By Melissa Hansen
It’s a new era for winemaking. Long the domain of craftsmen and connoisseurs, scientists worldwide are utilizing new technologies and combining forces to create better wines. In fact, Washington State University (WSU) has an entire program dedicated to the science of wine.
Winemaking involves a host of scientific disciplines, including plant physiology, meteorology, agricultural engineering, plant pathology, entomology, chemistry, microbiology, and consumer science. Grape growers must know how the soil and climate will affect the fruit, and they must implement the latest techniques for preventing the spread of pests and disease. Even seemingly simple things, such as knowing when and how much to irrigate, requires scientific precision in order to grow high quality fruit while conserving resources.
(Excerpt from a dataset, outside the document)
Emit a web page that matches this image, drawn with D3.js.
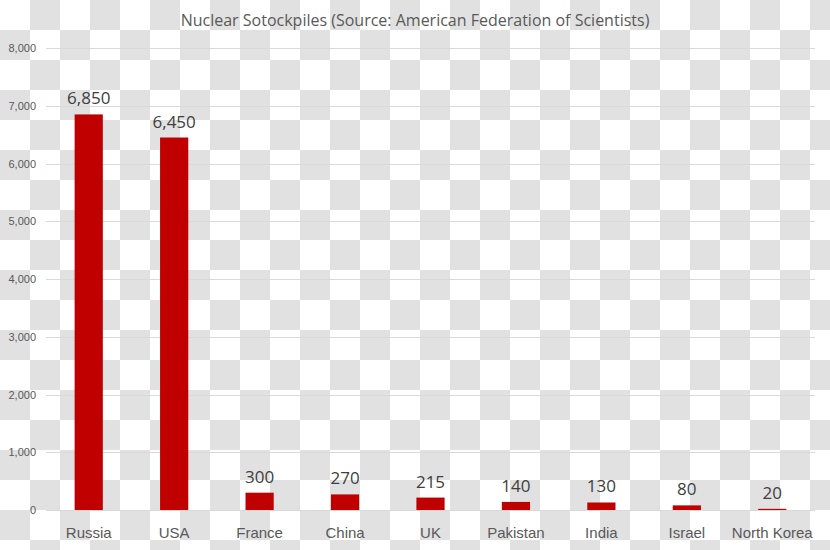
<!DOCTYPE html>
<html>
<head>
<meta charset="utf-8">
<script src="https://cdn.jsdelivr.net/npm/d3@7"></script>
<style>
  body { margin: 0; }
  svg { display: block; font-family: "Open Sans", "Noto Sans", sans-serif; }
</style>
</head>
<body>
<script>
// the data
const countries = ["Russia", "USA", "France", "China", "UK", "Pakistan", "India", "Israel", "North Korea"];
const warheads = [6850, 6450, 300, 270, 215, 140, 130, 80, 20];
const yTicks = [0, 1000, 2000, 3000, 4000, 5000, 6000, 7000, 8000];

const width = 830, height = 550;

const svg = d3.select("body").append("svg")
    .attr("width", width)
    .attr("height", height);

// checkerboard background
const sq = 30;
const cells = [];
for (let r = 0; r < Math.ceil(height / sq); r++) {
  for (let c = 0; c < Math.ceil(width / sq); c++) {
    cells.push({r: r, c: c});
  }
}
svg.append("rect").attr("width", width).attr("height", height).attr("fill", "#ffffff");
svg.append("g").selectAll("rect")
    .data(cells.filter(d => (d.r + d.c) % 2 == 1))
    .join("rect")
    .attr("x", d => d.c * sq)
    .attr("y", d => d.r * sq)
    .attr("width", sq)
    .attr("height", sq)
    .attr("fill", "#e1e1e1");

const x = d3.scaleBand()
    .domain(countries)
    .range([46, 815])
    .paddingInner(0.67)
    .paddingOuter(0.335);

const y = d3.scaleLinear()
    .domain([0, 8000])
    .range([510, 48]);

// gridlines
svg.append("g").selectAll("line")
    .data(yTicks)
    .join("line")
    .attr("x1", 46)
    .attr("x2", 815)
    .attr("y1", d => Math.round(y(d)) + 0.5)
    .attr("y2", d => Math.round(y(d)) + 0.5)
    .attr("stroke", "#d9d9d9")
    .attr("stroke-width", 1);

// y axis labels
const yAxis = svg.append("g")
    .attr("transform", "translate(46,0)")
    .call(d3.axisLeft(y).tickValues(yTicks).tickFormat(d3.format(",")).tickSize(0).tickPadding(10));
yAxis.select(".domain").remove();
yAxis.selectAll("text")
    .attr("fill", "#595959")
    .style("font-size", "11px");

// bars
const rows = countries.map((c, i) => ({name: c, value: warheads[i]}));

svg.append("g").selectAll("rect")
    .data(rows)
    .join("rect")
    .attr("x", d => x(d.name))
    .attr("y", d => y(d.value))
    .attr("width", x.bandwidth())
    .attr("height", d => y(0) - y(d.value))
    .attr("fill", "#c00000");

// value labels
svg.append("g").selectAll("text")
    .data(rows)
    .join("text")
    .text(d => d3.format(",")(d.value))
    .attr("x", d => x(d.name) + x.bandwidth() / 2)
    .attr("y", d => y(d.value) - 10)
    .attr("text-anchor", "middle")
    .attr("fill", "#404040")
    .style("font-size", "17px");

// category labels
const xAxis = svg.append("g")
    .attr("transform", "translate(0,510)")
    .call(d3.axisBottom(x).tickSize(0).tickPadding(17));
xAxis.select(".domain").remove();
xAxis.selectAll("text")
    .attr("fill", "#595959")
    .style("font-size", "15px");

// title
svg.append("text")
    .text("Nuclear Sotockpiles (Source: American Federation of Scientists)")
    .attr("x", 415)
    .attr("y", 26)
    .attr("text-anchor", "middle")
    .attr("fill", "#595959")
    .style("font-size", "16px");
</script>
</body>
</html>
Washington State may not seem like an ideal place to grow grapes. Most people think of rainy Seattle and evergreen forests, but that’s less than half of the state. Much of the rest, east of the Cascade Mountains, has a semiarid steppe climate – perfect for winemaking. According to Wines & Vines, Washington State produces 5% of the nation’s wine, which places it second only to California. (California is quite the behemoth, however: It produces 86% of the nation’s wine.)
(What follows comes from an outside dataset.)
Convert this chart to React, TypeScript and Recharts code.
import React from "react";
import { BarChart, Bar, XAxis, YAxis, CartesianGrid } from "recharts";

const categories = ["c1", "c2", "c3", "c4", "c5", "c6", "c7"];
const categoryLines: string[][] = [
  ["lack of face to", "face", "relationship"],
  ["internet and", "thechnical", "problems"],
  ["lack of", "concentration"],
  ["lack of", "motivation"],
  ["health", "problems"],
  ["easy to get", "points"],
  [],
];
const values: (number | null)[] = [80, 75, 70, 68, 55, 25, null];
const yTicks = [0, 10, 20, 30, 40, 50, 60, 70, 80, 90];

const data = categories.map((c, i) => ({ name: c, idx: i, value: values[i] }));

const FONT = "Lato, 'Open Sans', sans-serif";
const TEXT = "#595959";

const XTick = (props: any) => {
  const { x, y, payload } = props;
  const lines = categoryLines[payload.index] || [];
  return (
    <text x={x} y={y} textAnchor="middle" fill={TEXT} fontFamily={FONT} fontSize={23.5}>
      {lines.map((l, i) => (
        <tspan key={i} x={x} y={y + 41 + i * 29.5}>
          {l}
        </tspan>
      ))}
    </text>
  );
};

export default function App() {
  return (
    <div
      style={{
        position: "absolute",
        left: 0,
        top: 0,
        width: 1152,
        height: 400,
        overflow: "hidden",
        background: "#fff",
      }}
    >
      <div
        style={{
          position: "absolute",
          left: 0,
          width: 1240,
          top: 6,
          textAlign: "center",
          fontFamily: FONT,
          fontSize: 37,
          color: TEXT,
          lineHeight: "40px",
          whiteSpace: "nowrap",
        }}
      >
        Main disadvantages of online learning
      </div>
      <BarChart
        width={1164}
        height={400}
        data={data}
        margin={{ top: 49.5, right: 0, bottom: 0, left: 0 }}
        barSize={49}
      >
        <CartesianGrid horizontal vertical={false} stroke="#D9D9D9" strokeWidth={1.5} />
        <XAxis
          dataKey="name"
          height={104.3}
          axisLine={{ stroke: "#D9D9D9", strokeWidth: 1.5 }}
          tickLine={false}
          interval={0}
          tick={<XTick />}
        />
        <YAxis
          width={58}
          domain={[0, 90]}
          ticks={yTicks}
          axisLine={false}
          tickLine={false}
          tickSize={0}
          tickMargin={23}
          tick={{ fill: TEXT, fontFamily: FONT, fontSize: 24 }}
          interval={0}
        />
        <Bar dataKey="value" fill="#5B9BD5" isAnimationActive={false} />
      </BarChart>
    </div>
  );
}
The science of wine is a big deal in Washington State. The state’s growers and winemakers directly fund projects at WSU. Ultimately, our goal is to improve quality and to create distinct wines with unique flavor profiles while having a minimal impact on the environment. We believe the research at WSU has the potential to change winemaking practices all over the world. For example, past research projects have helped growers and winemakers reduce inputs to manage pest and diseases, significantly reduce pesticide usage, improve soil health and nutrition, prevent wine spoilage, and manage phenolic compounds in winemaking.
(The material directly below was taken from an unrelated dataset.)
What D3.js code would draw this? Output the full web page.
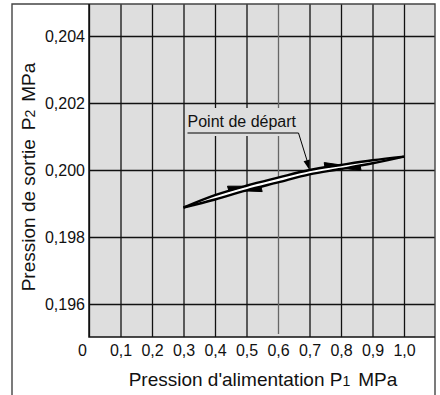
<!DOCTYPE html>
<html>
<head>
<meta charset="utf-8">
<script src="https://cdn.jsdelivr.net/npm/d3@7"></script>
<style>
  body { margin: 0; background: #fff; }
  text { font-family: "Liberation Sans", Arial, Helvetica, sans-serif; fill: #111; }
</style>
</head>
<body>
<div id="chart"></div>
<script>
const width = 440;
const height = 395;

// data
const p1 = [0.3, 0.4, 0.5, 0.6, 0.7, 0.8, 0.9, 1.0];
const p2Rising = [0.19888, 0.19925, 0.19953, 0.19977, 0.20000, 0.20015, 0.20029, 0.20040];
const p2Falling = [0.19888, 0.19912, 0.19939, 0.19963, 0.19987, 0.20003, 0.20020, 0.20040];
const risingArrowTips = [0.495, 0.80];
const fallingArrowTips = [0.495, 0.81];
const startPoint = [0.7, 0.2000];

const xTicks = [0, 0.1, 0.2, 0.3, 0.4, 0.5, 0.6, 0.7, 0.8, 0.9, 1.0];
const xTickLabels = ['0', '0,1', '0,2', '0,3', '0,4', '0,5', '0,6', '0,7', '0,8', '0,9', '1,0'];
const yTicks = [0.196, 0.198, 0.200, 0.202, 0.204];
const yTickLabels = ['0,196', '0,198', '0,200', '0,202', '0,204'];

const plot = { left: 89, right: 435, top: 4, bottom: 337 };

const x = d3.scaleLinear().domain([0, 1.1]).range([plot.left, plot.left + 346.5]);
const y = d3.scaleLinear().domain([0.195, 0.205]).range([337.5, 2.5]);

const svg = d3.select('#chart')
    .append('svg')
    .attr('width', width)
    .attr('height', height)
    .attr('viewBox', `0,0,${width},${height}`);

// plot background
svg.append('rect')
    .attr('x', plot.left)
    .attr('y', plot.top)
    .attr('width', plot.right - plot.left)
    .attr('height', plot.bottom - plot.top)
    .style('fill', '#dedede');

// horizontal grid + y labels
const yAxis = svg.append('g')
    .attr('transform', `translate(${plot.left},0)`)
    .call(d3.axisLeft(y)
        .tickValues(yTicks)
        .tickSize(-(plot.right - plot.left))
        .tickPadding(4)
        .tickFormat((d, i) => yTickLabels[i]));
yAxis.select('.domain').remove();
yAxis.selectAll('line').style('stroke', '#111').style('stroke-width', 1.3);
yAxis.selectAll('text').style('font-size', '16px').attr('fill', '#111');

// vertical grid + x labels
const xAxis = svg.append('g')
    .attr('transform', `translate(0,${plot.bottom})`)
    .call(d3.axisBottom(x)
        .tickValues(xTicks)
        .tickSize(-(plot.bottom - plot.top))
        .tickPadding(8)
        .tickFormat((d, i) => xTickLabels[i]));
xAxis.select('.domain').remove();
xAxis.selectAll('line').style('stroke', '#111').style('stroke-width', 1.3);
xAxis.selectAll('text').style('font-size', '16px').attr('fill', '#111');
xAxis.selectAll('.tick').filter(d => d === 0).select('text').attr('dx', -7);
// the 0,6 line is fainter and a bit short in the original
xAxis.selectAll('.tick').filter(d => Math.abs(d - 0.6) < 1e-9).select('line')
    .attr('y1', -3).style('stroke', '#666');

// frame around the whole figure (open at the bottom)
svg.append('path')
    .attr('d', `M12,${height}V4H435V${height}`)
    .style('fill', 'none')
    .style('stroke', '#444')
    .style('stroke-width', 1.4);

// plot borders
svg.append('path')
    .attr('d', `M${plot.left},${plot.top}V${plot.bottom}H${plot.right}`)
    .style('fill', 'none')
    .style('stroke', '#111')
    .style('stroke-width', 1.5);

// label box hiding the grid behind the annotation
const lx = x(startPoint[0]), ly = y(startPoint[1]);
svg.append('rect')
    .attr('x', lx - 123)
    .attr('y', ly - 62)
    .attr('width', 114)
    .attr('height', 28)
    .style('fill', '#dedede');

// white gap between the two curves
svg.append('path')
    .datum(p1)
    .attr('d', d3.area()
        .x(d => x(d))
        .y0((d, i) => y(p2Falling[i]))
        .y1((d, i) => y(p2Rising[i]))
        .curve(d3.curveMonotoneX))
    .style('fill', '#fff');

// curves
const line = d3.line()
    .x((d, i) => x(p1[i]))
    .y(d => y(d))
    .curve(d3.curveMonotoneX);

svg.append('path')
    .datum(p2Rising)
    .attr('d', line)
    .style('fill', 'none')
    .style('stroke', '#000')
    .style('stroke-width', 2.4);

svg.append('path')
    .datum(p2Falling)
    .attr('d', line)
    .style('fill', 'none')
    .style('stroke', '#000')
    .style('stroke-width', 2.4);

// half arrowheads along the curves
function valueAt(series, v) {
    const i = Math.max(1, d3.bisectLeft(p1, v));
    const t = (v - p1[i - 1]) / (p1[i] - p1[i - 1]);
    return series[i - 1] + t * (series[i] - series[i - 1]);
}

function halfArrow(series, tip, dir, side) {
    // dir: +1 points right, -1 points left; side: -1 outward up, +1 outward down
    const tx = x(tip), ty = y(valueAt(series, tip));
    const backV = x.invert(tx - dir * 16);
    const bx = x(backV), by = y(valueAt(series, backV));
    const dx = tx - bx, dy = ty - by, len = Math.hypot(dx, dy);
    const nx = -dy / len, ny = dx / len;
    const sgn = (ny * side > 0) ? 1 : -1;
    const ox = bx + nx * 5 * sgn, oy = by + ny * 5 * sgn;
    svg.append('path')
        .attr('d', `M${tx},${ty}L${bx},${by}L${ox},${oy}Z`)
        .style('fill', '#000')
        .style('stroke', '#000')
        .style('stroke-width', 1);
}

risingArrowTips.forEach(t => halfArrow(p2Rising, t, 1, -1));
fallingArrowTips.forEach(t => halfArrow(p2Falling, t, -1, 1));

// annotation "Point de départ"
const ux0 = lx - 122, uy = ly - 37, ux1 = lx - 11;
svg.append('text')
    .attr('x', ux0)
    .attr('y', uy - 6)
    .style('font-size', '16px')
    .text('Point de départ');

svg.append('path')
    .attr('d', `M${ux0},${uy}H${ux1}L${lx - 2},${ly - 8}`)
    .style('fill', 'none')
    .style('stroke', '#000')
    .style('stroke-width', 1);

{
    const ang = Math.atan2(ly - (uy), lx - ux1);
    const L = 10, W = 3.2;
    const bx = lx - L * Math.cos(ang), by = ly - L * Math.sin(ang);
    const px = -Math.sin(ang) * W, py = Math.cos(ang) * W;
    svg.append('path')
        .attr('d', `M${lx},${ly}L${bx + px},${by + py}L${bx - px},${by - py}Z`)
        .style('fill', '#000');
}

// axis titles
const xt = svg.append('text')
    .attr('x', 263)
    .attr('y', 386)
    .attr('text-anchor', 'middle')
    .style('font-size', '19px');
xt.append('tspan').text("Pression d'alimentation P");
xt.append('tspan').style('font-size', '14px').text('1');
xt.append('tspan').attr('dx', 8).text('MPa');

const yt = svg.append('text')
    .attr('transform', 'translate(35,177) rotate(-90)')
    .attr('text-anchor', 'middle')
    .style('font-size', '19px');
yt.append('tspan').text('Pression de sortie');
yt.append('tspan').attr('dx', 9).text('P');
yt.append('tspan').style('font-size', '14px').text('2');
yt.append('tspan').attr('dx', 8).text('MPa');
</script>
</body>
</html>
One of the more significant research projects in Washington State that resulted in both improved red wine quality and a boost to environmental sustainability involves deficit irrigation. Deficit irrigation, which has been widely adopted by Washington growers, is a management technique that applies less water early in the season than the vine normally uses but gives the vine adequate water during ripening. Research shows that early season vine stress results in smaller berries compared to conventional irrigation practices. Small berries are desired by winemakers because more color pigments and tannins can be extracted from the fruit. Vine stress also helps control canopy growth for improved sun exposure, and it reduces unripe, green flavors in red wine. As a bonus, deficit irrigation can reduce water consumption by up to 50 percent.
For white grape varieties, WSU scientists are currently evaluating a strategy that alternately stresses one side of the vine and then the other by partially drying the root zone, a technique that could help control vine vigor and improve water use efficiency while enhancing white wine quality. Another project examines a novel, below-the-ground water delivery system which reduces the amount of water lost by evaporation and also leads to fewer weeds.
To better understand aroma and flavor, WSU scientists also study wine chemistry and microbiology, such as the changes that occur during the ripening and aging processes and the microbial populations that change grape flavors into wine flavors. Chemists focus on how the thousands of molecules that make up wine affect our sensory perception, and microbiologists work on minimizing spoilage due to the presence of undesirable microbes and encouraging the growth of desirable ones. Additionally, we are developing analytical tools to help winemakers monitor conditions in real-time.
In the 21st Century, winemaking is both art and science. We can all raise a glass to that.
Melissa Hansen is Research Program Manager for the Washington State Wine Commission, which works in collaboration with Washington State University’s Viticulture and Enology program.